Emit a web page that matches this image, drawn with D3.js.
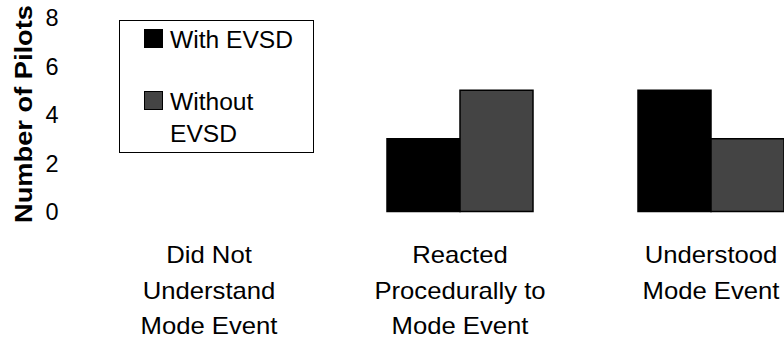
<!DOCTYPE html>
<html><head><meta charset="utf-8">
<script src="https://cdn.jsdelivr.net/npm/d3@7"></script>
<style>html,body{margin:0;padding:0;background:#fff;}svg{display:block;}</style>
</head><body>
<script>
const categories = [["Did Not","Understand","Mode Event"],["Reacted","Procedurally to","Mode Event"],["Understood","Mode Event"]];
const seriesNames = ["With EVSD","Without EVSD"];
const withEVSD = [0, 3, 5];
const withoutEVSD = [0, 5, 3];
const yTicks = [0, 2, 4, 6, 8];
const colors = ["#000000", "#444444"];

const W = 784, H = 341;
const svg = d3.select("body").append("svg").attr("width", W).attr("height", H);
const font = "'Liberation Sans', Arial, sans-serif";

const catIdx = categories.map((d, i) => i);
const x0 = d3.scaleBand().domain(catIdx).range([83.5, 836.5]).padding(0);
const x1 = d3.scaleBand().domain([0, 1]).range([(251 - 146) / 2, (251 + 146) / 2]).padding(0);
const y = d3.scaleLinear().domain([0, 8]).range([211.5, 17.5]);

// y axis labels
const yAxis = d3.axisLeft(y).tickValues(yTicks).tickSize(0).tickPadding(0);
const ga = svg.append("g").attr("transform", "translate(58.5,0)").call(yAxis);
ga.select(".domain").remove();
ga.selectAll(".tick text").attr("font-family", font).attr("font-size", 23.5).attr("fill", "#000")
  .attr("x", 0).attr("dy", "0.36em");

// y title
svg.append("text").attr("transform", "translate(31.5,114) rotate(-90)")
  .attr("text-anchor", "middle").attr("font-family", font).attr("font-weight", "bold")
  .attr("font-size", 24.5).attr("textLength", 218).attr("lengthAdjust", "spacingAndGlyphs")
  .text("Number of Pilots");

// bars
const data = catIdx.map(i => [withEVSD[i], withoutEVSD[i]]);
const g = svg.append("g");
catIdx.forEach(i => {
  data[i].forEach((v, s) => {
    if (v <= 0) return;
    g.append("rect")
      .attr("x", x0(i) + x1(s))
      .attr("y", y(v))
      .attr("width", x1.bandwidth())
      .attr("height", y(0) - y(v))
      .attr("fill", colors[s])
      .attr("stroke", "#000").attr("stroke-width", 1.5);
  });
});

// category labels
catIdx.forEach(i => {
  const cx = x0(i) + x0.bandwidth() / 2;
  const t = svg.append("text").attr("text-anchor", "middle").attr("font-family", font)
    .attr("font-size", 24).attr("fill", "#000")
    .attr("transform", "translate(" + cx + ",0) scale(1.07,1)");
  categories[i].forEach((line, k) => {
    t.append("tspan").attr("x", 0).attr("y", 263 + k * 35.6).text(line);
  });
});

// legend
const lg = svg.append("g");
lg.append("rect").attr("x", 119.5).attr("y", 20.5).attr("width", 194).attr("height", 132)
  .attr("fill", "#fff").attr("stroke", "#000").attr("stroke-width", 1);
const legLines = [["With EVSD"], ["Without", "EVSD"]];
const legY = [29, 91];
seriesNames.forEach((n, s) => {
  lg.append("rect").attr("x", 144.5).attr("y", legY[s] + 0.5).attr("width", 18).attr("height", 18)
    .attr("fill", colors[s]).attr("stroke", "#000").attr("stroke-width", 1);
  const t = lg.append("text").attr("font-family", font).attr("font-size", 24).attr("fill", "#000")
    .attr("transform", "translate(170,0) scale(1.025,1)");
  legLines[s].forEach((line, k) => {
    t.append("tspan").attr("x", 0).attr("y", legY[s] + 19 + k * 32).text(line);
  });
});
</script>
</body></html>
........
## [Required task]
Reproduce the data above in full, exactly as it is, with the pictures left out.

## [Output below]
Emit a web page that matches this image, drawn with D3.js.
<!DOCTYPE html>
<html><head><meta charset="utf-8">
<script src="https://cdn.jsdelivr.net/npm/d3@7"></script>
<style>html,body{margin:0;padding:0;background:#fff;}svg{display:block;}</style>
</head><body>
<script>
const categories = [["Did Not","Understand","Mode Event"],["Reacted","Procedurally to","Mode Event"],["Understood","Mode Event"]];
const seriesNames = ["With EVSD","Without EVSD"];
const withEVSD = [0, 3, 5];
const withoutEVSD = [0, 5, 3];
const yTicks = [0, 2, 4, 6, 8];
const colors = ["#000000", "#444444"];

const W = 784, H = 341;
const svg = d3.select("body").append("svg").attr("width", W).attr("height", H);
const font = "'Liberation Sans', Arial, sans-serif";

const catIdx = categories.map((d, i) => i);
const x0 = d3.scaleBand().domain(catIdx).range([83.5, 836.5]).padding(0);
const x1 = d3.scaleBand().domain([0, 1]).range([(251 - 146) / 2, (251 + 146) / 2]).padding(0);
const y = d3.scaleLinear().domain([0, 8]).range([211.5, 17.5]);

// y axis labels
const yAxis = d3.axisLeft(y).tickValues(yTicks).tickSize(0).tickPadding(0);
const ga = svg.append("g").attr("transform", "translate(58.5,0)").call(yAxis);
ga.select(".domain").remove();
ga.selectAll(".tick text").attr("font-family", font).attr("font-size", 23.5).attr("fill", "#000")
  .attr("x", 0).attr("dy", "0.36em");

// y title
svg.append("text").attr("transform", "translate(31.5,114) rotate(-90)")
  .attr("text-anchor", "middle").attr("font-family", font).attr("font-weight", "bold")
  .attr("font-size", 24.5).attr("textLength", 218).attr("lengthAdjust", "spacingAndGlyphs")
  .text("Number of Pilots");

// bars
const data = catIdx.map(i => [withEVSD[i], withoutEVSD[i]]);
const g = svg.append("g");
catIdx.forEach(i => {
  data[i].forEach((v, s) => {
    if (v <= 0) return;
    g.append("rect")
      .attr("x", x0(i) + x1(s))
      .attr("y", y(v))
      .attr("width", x1.bandwidth())
      .attr("height", y(0) - y(v))
      .attr("fill", colors[s])
      .attr("stroke", "#000").attr("stroke-width", 1.5);
  });
});

// category labels
catIdx.forEach(i => {
  const cx = x0(i) + x0.bandwidth() / 2;
  const t = svg.append("text").attr("text-anchor", "middle").attr("font-family", font)
    .attr("font-size", 24).attr("fill", "#000")
    .attr("transform", "translate(" + cx + ",0) scale(1.07,1)");
  categories[i].forEach((line, k) => {
    t.append("tspan").attr("x", 0).attr("y", 263 + k * 35.6).text(line);
  });
});

// legend
const lg = svg.append("g");
lg.append("rect").attr("x", 119.5).attr("y", 20.5).attr("width", 194).attr("height", 132)
  .attr("fill", "#fff").attr("stroke", "#000").attr("stroke-width", 1);
const legLines = [["With EVSD"], ["Without", "EVSD"]];
const legY = [29, 91];
seriesNames.forEach((n, s) => {
  lg.append("rect").attr("x", 144.5).attr("y", legY[s] + 0.5).attr("width", 18).attr("height", 18)
    .attr("fill", colors[s]).attr("stroke", "#000").attr("stroke-width", 1);
  const t = lg.append("text").attr("font-family", font).attr("font-size", 24).attr("fill", "#000")
    .attr("transform", "translate(170,0) scale(1.025,1)");
  legLines[s].forEach((line, k) => {
    t.append("tspan").attr("x", 0).attr("y", legY[s] + 19 + k * 32).text(line);
  });
});
</script>
</body></html>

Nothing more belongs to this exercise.